Hoogkerk is a village in the Dutch province of Groningen. It is located in the municipality of Groningen, about 4 km west of the city.

== Geography ==

Hoogkerk is located on the crossroads of the inland waterway Hoendiep and the Harlingen–Nieuweschans railway. These both connect Groningen to Leeuwarden. Another historic asset is the Peizerdiep, which supplied fresh water. In the 1980s, the A7 motorway was built just south of Hoogkerk.

== History ==

Thanks to its location, Hoogkerk became an industrial center in the late 19th century. By 1960, there were two major industrial companies in Hoogkerk proper. Roelfsema's Oliefabrieken, later known as Calvé-Roelfsema was the oldest and was located just east of the village. It was active in cattle-fodder and used resources brought in by water. It closed down in the 1980s. In 1913, the cardboard factory De Halm was founded to the southeast of the village.

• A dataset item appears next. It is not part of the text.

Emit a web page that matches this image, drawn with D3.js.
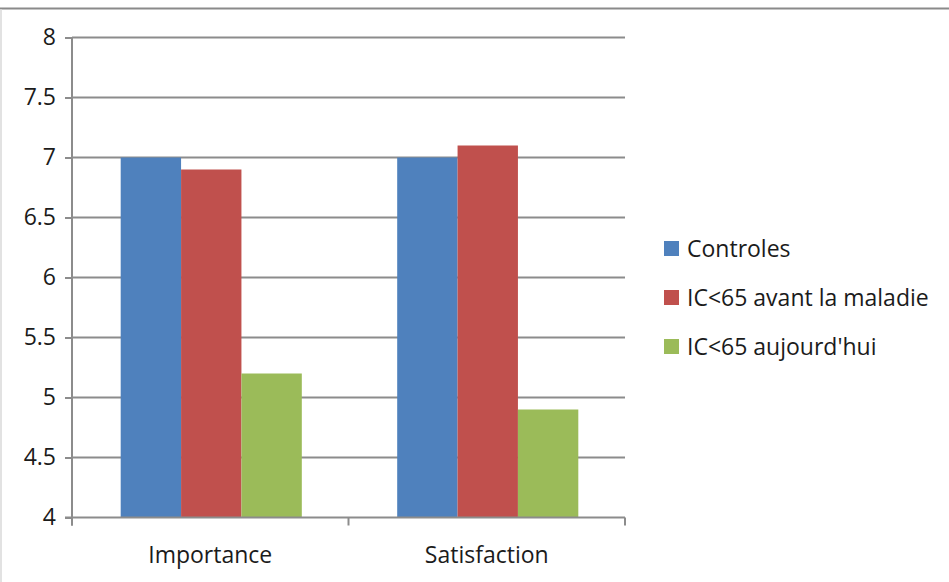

The hamlet Vierverlaten in the municipality of Hoogkerk also had two major companies. It 1896, it became home to the Vierverlaten sugar factory. The N.V. Chemische Fabrieken Smid en Hollander was active in the production of material for road construction. Shipyard Barkmeijer in Vierverlaten was a smaller company, but had a long history.

Hoogkerk was a separate municipality until 1969, when it was merged with the city of Groningen.